6.2.12

Escritor clandestino

Estou de luto. Mataram-me as palavras. Não as tenho mais como minhas companheiras de amores impraticáveis, de noites infindáveis. Não estou cansado, tenho novidades, tenho assunto, mas não consigo mais desenhar minha vida nessas letras cheias de hiatos. Acho que não posso mais me intitular escritor, pois, vês, Caio viveu para o amor e passou a vida inteira sofrendo por ele, Clarice conviveu com uma loucura introspectiva tentando encontrar esquina da felicidade com a razão. Desculpe-me a franqueza, palavras, mas não nasci pra ser sofrido, desses tais que traduzem lágrimas em frases, amores em orações... Mas quis sofrer, quis ter amor e ter desamor, quis a felicidade e quis a infelicidade... Quis saber nortear amigos em seus problemas, quis tanto ser pros outros, que eu acabei esquecendo de ser pra mim. E, ser pra mim, me parece um ser tão egoísta que tenho aprendido a gostar.
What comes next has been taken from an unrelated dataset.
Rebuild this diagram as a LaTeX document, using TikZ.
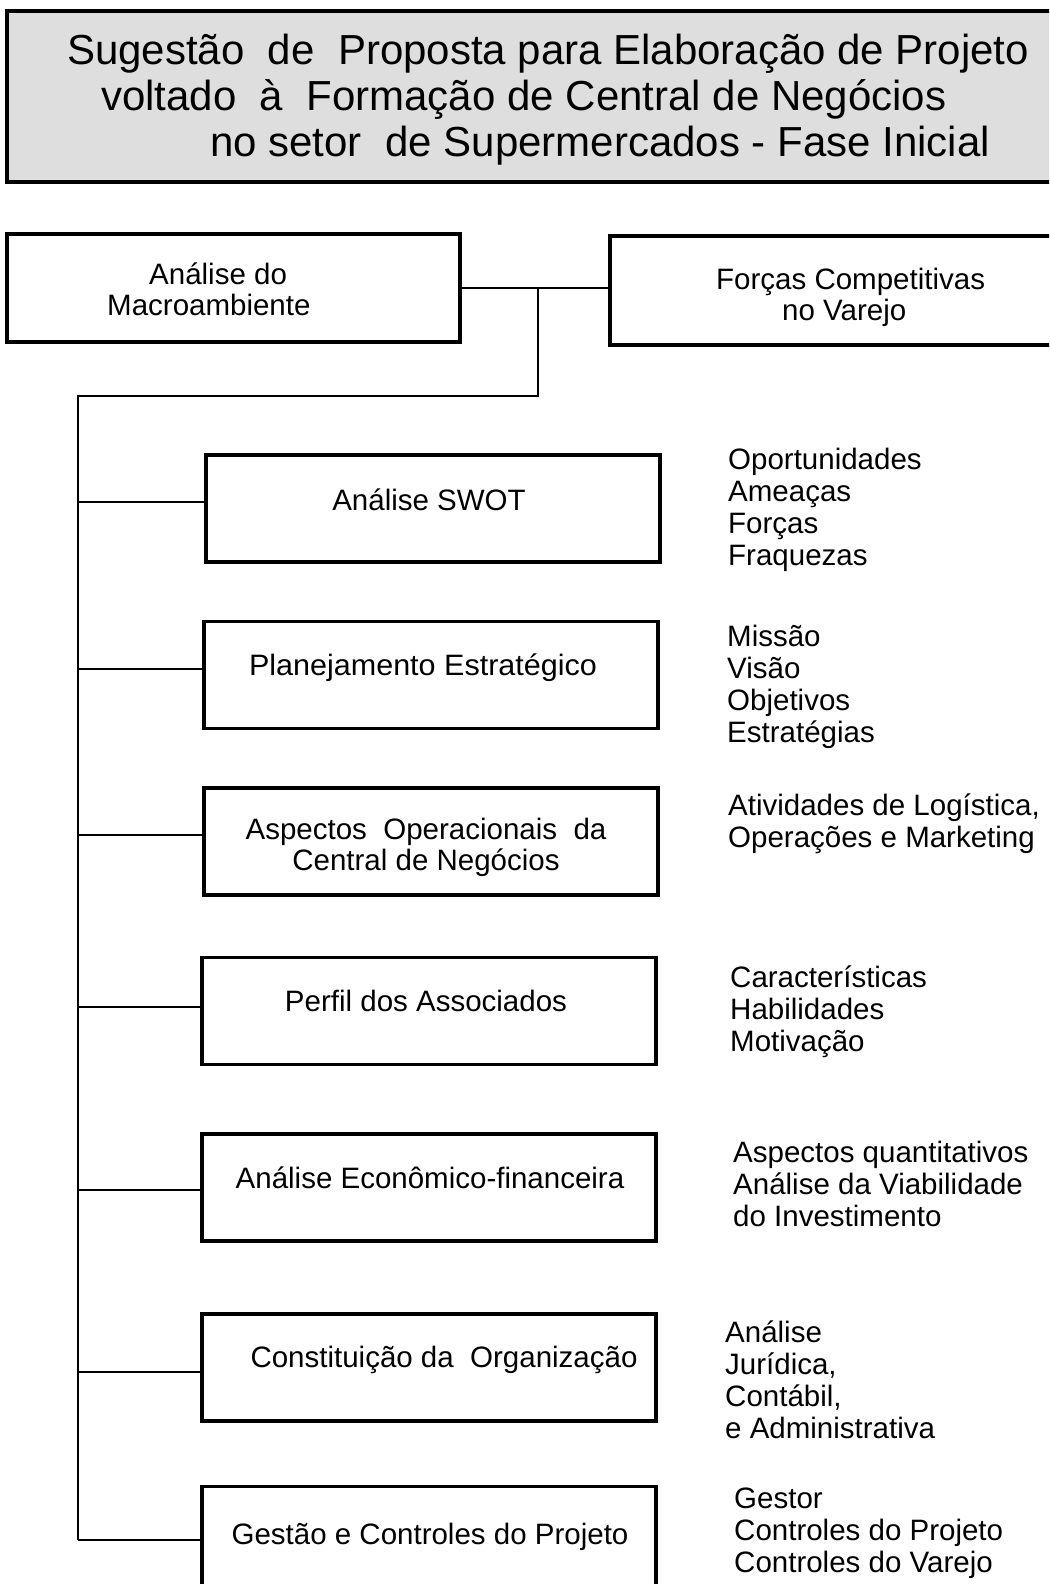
\documentclass[tikz,border=0pt]{standalone}
\usepackage{fontspec}
\setmainfont{Liberation Sans}
\definecolor{titlegray}{RGB}{222,222,222}
\begin{document}
\begin{tikzpicture}[x=1pt,y=-1pt,
  frame/.style={draw=black, line width=3.2pt, inner sep=0pt},
  stepbox/.style={frame, minimum width=454pt, minimum height=107pt},
  link/.style={draw=black, line width=1.6pt},
  titletext/.style={inner sep=0pt, anchor=base west, font=\fontsize{42}{46}\selectfont},
  boxtext/.style={inner sep=0pt, anchor=base, font=\fontsize{29.5}{31.5}\selectfont},
  listtext/.style={inner sep=0pt, anchor=base west, font=\fontsize{29.5}{32}\selectfont}]
\useasboundingbox (0,0) rectangle (1049,1584);
\clip (0,0) rectangle (1049,1584);

% heading
\node[frame, line width=4.5pt, fill=titlegray, minimum width=1053pt, minimum height=171pt] (title) at (533.5,96.5) {};
\node[titletext] (t1) at (67,65) {Sugestão\ \ de\ \ Proposta para Elaboração de Projeto};
\node[titletext] (t2) at (101,111) {voltado\ \ à\ \ Formação de Central de Negócios};
\node[titletext] (t3) at (210,157) {no setor\ \ de Supermercados - Fase Inicial};

% top pair
\node[stepbox, minimum width=453pt, minimum height=108pt] (macro) at (233.5,288) {};
\node[listtext, font=\fontsize{29.5}{31.5}\selectfont] (macro-t) at (107,284) {\begin{tabular}[t]{@{}l@{}}\hspace*{42pt}Análise do\\Macroambiente\end{tabular}};
\node[stepbox, minimum width=450pt, minimum height=109pt] (forcas) at (835,290.5) {};
\node[listtext, font=\fontsize{29.5}{31.5}\selectfont] (forcas-t) at (716,289) {\begin{tabular}[t]{@{}l@{}}Forças Competitivas\\\hspace*{66pt}no Varejo\end{tabular}};

% steps
\node[stepbox] (swot)   at (433,508.5) {};
\node[stepbox] (plan)   at (431,675) {};
\node[stepbox] (oper)   at (431,841.5) {};
\node[stepbox] (perfil) at (429,1011) {};
\node[stepbox] (econ)   at (429,1187.5) {};
\node[stepbox] (const)  at (429,1367.5) {};
\node[stepbox] (gest)   at (429,1540) {};

\node[boxtext] (swot-t)   at (429,510) {Análise SWOT};
\node[boxtext] (plan-t)   at (423,675) {\scalebox{1.035}[1]{Planejamento Estratégico}};
\node[boxtext] (oper-t)   at (426,839) {\begin{tabular}[t]{@{}c@{}}Aspectos\ \ Operacionais\ \ da\\Central de Negócios\end{tabular}};
\node[boxtext] (perfil-t) at (426,1011) {Perfil dos Associados};
\node[boxtext] (econ-t)   at (430,1188) {Análise Econômico-financeira};
\node[boxtext] (const-t)  at (444,1367) {Constituição da\ \ Organização};
\node[boxtext] (gest-t)   at (430,1544) {Gestão e Controles do Projeto};

% side notes
\node[listtext] (swot-l) at (728,469) {\begin{tabular}[t]{@{}l@{}}Oportunidades\\Ameaças\\Forças\\Fraquezas\end{tabular}};
\node[listtext] (plan-l) at (727,646) {\begin{tabular}[t]{@{}l@{}}Missão\\Visão\\Objetivos\\Estratégias\end{tabular}};
\node[listtext] (oper-l) at (728,815) {\begin{tabular}[t]{@{}l@{}}Atividades de Logística,\\Operações e Marketing\end{tabular}};
\node[listtext] (perfil-l) at (730,987) {\begin{tabular}[t]{@{}l@{}}Características\\Habilidades\\Motivação\end{tabular}};
\node[listtext] (econ-l) at (733,1162) {\begin{tabular}[t]{@{}l@{}}Aspectos quantitativos\\Análise da Viabilidade\\do Investimento\end{tabular}};
\node[listtext] (const-l) at (725,1342) {\begin{tabular}[t]{@{}l@{}}Análise\\Jurídica,\\Contábil,\\e Administrativa\end{tabular}};
\node[listtext] (gest-l) at (734,1508) {\begin{tabular}[t]{@{}l@{}}Gestor\\Controles do Projeto\\Controles do Varejo\end{tabular}};

% connectors
\coordinate (j1) at (538,288);
\coordinate (split) at (538,396);
\coordinate (trunktop) at (78,396);
\coordinate (trunkend) at (78,1540);
\draw[link] (macro.east) -- (macro.east -| forcas.west);
\draw[link] (j1) -- (split) -- (trunktop) -- (trunkend);
\foreach \b/\y in {swot/502,plan/669,oper/835,perfil/1007,econ/1190,const/1372,gest/1540}{
  \coordinate (\b-br) at (78,\y);
  \draw[link] (\b-br) -- (\b-br -| \b.west);
}
\end{tikzpicture}
\end{document}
E eu meu ser egoísta não atura meu ser escrevendo, porque escrever é traduzir a alma e meu eu agora andou lendo meus pedaços de alma por aí e me viu tão despedaçado e perdido. De mim. De todos em mim. Por isso, não posso viver aqui clandestinamente, preciso sair por inteiro. Pegar meu visto. Decolar de tudo. De todos. Preciso escrever um fim nessas histórias meladas de tristeza que me fizeram mais feliz nos fugazes 30 segundos depois. Mas eu volto.

3.2.12

Rei de paus

Eu nunca quis ser a artesã de eu vou te esquecer, porque tentar te esquecer é andar na contramão do eu não vou te amar e hoje, meu bem, eu bati feio com o carro. Talvez eu não consiga ser mais a artesã de muitas outras palavras, porque você silenciou minha vontade de traduzir o que não tem tradução. Amor. Eu e minhas mãos estamos quietas. É de minha vontade deixar impressa essa decepção apenas em espaços, não em letras. Juro, estou cheia de casquinhas pelo corpo e mais uma não me fere tanto, e já vejo cicatrizes se formando por aqui. Estou desacreditada nessa besteira de amor, pode ser que exista para você, leitor sortudo, sortuda, amante, contemplada pela reciprocidade. Pra mim não. Por isso, andei muda. Estive magoada, como quem perdeu um jogo importante porque trocou as cartas, confundiu paus com copas. Paus com copas... Mas passou, sabe. Demorou pouquinho. Estou embaralhada. E pronta para jogar de novo. Com novas cartas. Que nunca mais me atreverei chamar de minhas.